=== Aim ===
Output each entry verbatim and exclude every picture from it.

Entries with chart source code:
*****

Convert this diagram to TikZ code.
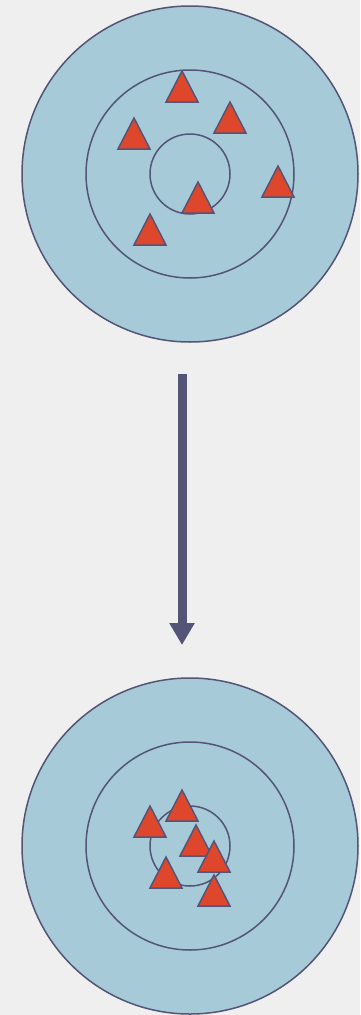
\documentclass[tikz,border=0pt]{standalone}
\usetikzlibrary{arrows.meta}
\definecolor{paper}{HTML}{EFEFEF}
\definecolor{ringfill}{HTML}{A6CAD8}
\definecolor{ink}{HTML}{545477}
\definecolor{marker}{HTML}{DF472C}
\tikzset{
  ring/.style={circle, draw=ink, line width=1.5pt, inner sep=0pt},
  outerring/.style={ring, fill=ringfill, minimum size=336pt},
  midring/.style={ring, minimum size=208pt},
  innerring/.style={ring, minimum size=80pt},
  tri/.style={draw=ink, fill=marker, line width=1.5pt, line join=miter},
  hit/.pic={\draw[tri] (0,0) -- (16,31) -- (-16,31) -- cycle;},
  flow/.style={draw=ink, line width=9pt, -{Triangle[width=24pt,length=22pt]}}
}
\begin{document}
\begin{tikzpicture}[x=1pt,y=-1pt]
  \fill[paper] (0,0) rectangle (360,1015);
  \useasboundingbox (0,0) rectangle (360,1015);

  % upper target: scattered hits
  \node[outerring] (outerTop) at (190,174) {};
  \node[midring]   (midTop)   at (190,174) {};
  \node[innerring] (innerTop) at (190,174) {};
  \pic at (182,71)  {hit};
  \pic at (230,102) {hit};
  \pic at (134,118) {hit};
  \pic at (278,166) {hit};
  \pic at (198,182) {hit};
  \pic at (150,214) {hit};

  % lower target: grouped hits
  \node[outerring] (outerBot) at (190,846) {};
  \node[midring]   (midBot)   at (190,846) {};
  \node[innerring] (innerBot) at (190,846) {};
  \pic at (182,790) {hit};
  \pic at (150,806) {hit};
  \pic at (196,825) {hit};
  \pic at (214,841) {hit};
  \pic at (166,857) {hit};
  \pic at (214,875) {hit};

  % arrow between the targets
  \coordinate (arrowStart) at (182,374);
  \coordinate (arrowEnd)   at (182,645);
  \draw[flow] (arrowStart) -- (arrowEnd);
\end{tikzpicture}
\end{document}
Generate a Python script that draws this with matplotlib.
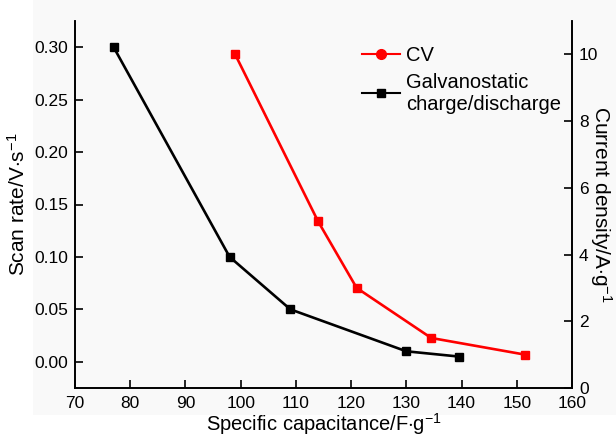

*****

=== The response ===
Convert this diagram to TikZ code.
\documentclass[tikz,border=0pt]{standalone}
\usetikzlibrary{arrows.meta}
\definecolor{paper}{HTML}{EFEFEF}
\definecolor{ringfill}{HTML}{A6CAD8}
\definecolor{ink}{HTML}{545477}
\definecolor{marker}{HTML}{DF472C}
\tikzset{
  ring/.style={circle, draw=ink, line width=1.5pt, inner sep=0pt},
  outerring/.style={ring, fill=ringfill, minimum size=336pt},
  midring/.style={ring, minimum size=208pt},
  innerring/.style={ring, minimum size=80pt},
  tri/.style={draw=ink, fill=marker, line width=1.5pt, line join=miter},
  hit/.pic={\draw[tri] (0,0) -- (16,31) -- (-16,31) -- cycle;},
  flow/.style={draw=ink, line width=9pt, -{Triangle[width=24pt,length=22pt]}}
}
\begin{document}
\begin{tikzpicture}[x=1pt,y=-1pt]
  \fill[paper] (0,0) rectangle (360,1015);
  \useasboundingbox (0,0) rectangle (360,1015);

  % upper target: scattered hits
  \node[outerring] (outerTop) at (190,174) {};
  \node[midring]   (midTop)   at (190,174) {};
  \node[innerring] (innerTop) at (190,174) {};
  \pic at (182,71)  {hit};
  \pic at (230,102) {hit};
  \pic at (134,118) {hit};
  \pic at (278,166) {hit};
  \pic at (198,182) {hit};
  \pic at (150,214) {hit};

  % lower target: grouped hits
  \node[outerring] (outerBot) at (190,846) {};
  \node[midring]   (midBot)   at (190,846) {};
  \node[innerring] (innerBot) at (190,846) {};
  \pic at (182,790) {hit};
  \pic at (150,806) {hit};
  \pic at (196,825) {hit};
  \pic at (214,841) {hit};
  \pic at (166,857) {hit};
  \pic at (214,875) {hit};

  % arrow between the targets
  \coordinate (arrowStart) at (182,374);
  \coordinate (arrowEnd)   at (182,645);
  \draw[flow] (arrowStart) -- (arrowEnd);
\end{tikzpicture}
\end{document}
Generate a Python script that draws this with matplotlib.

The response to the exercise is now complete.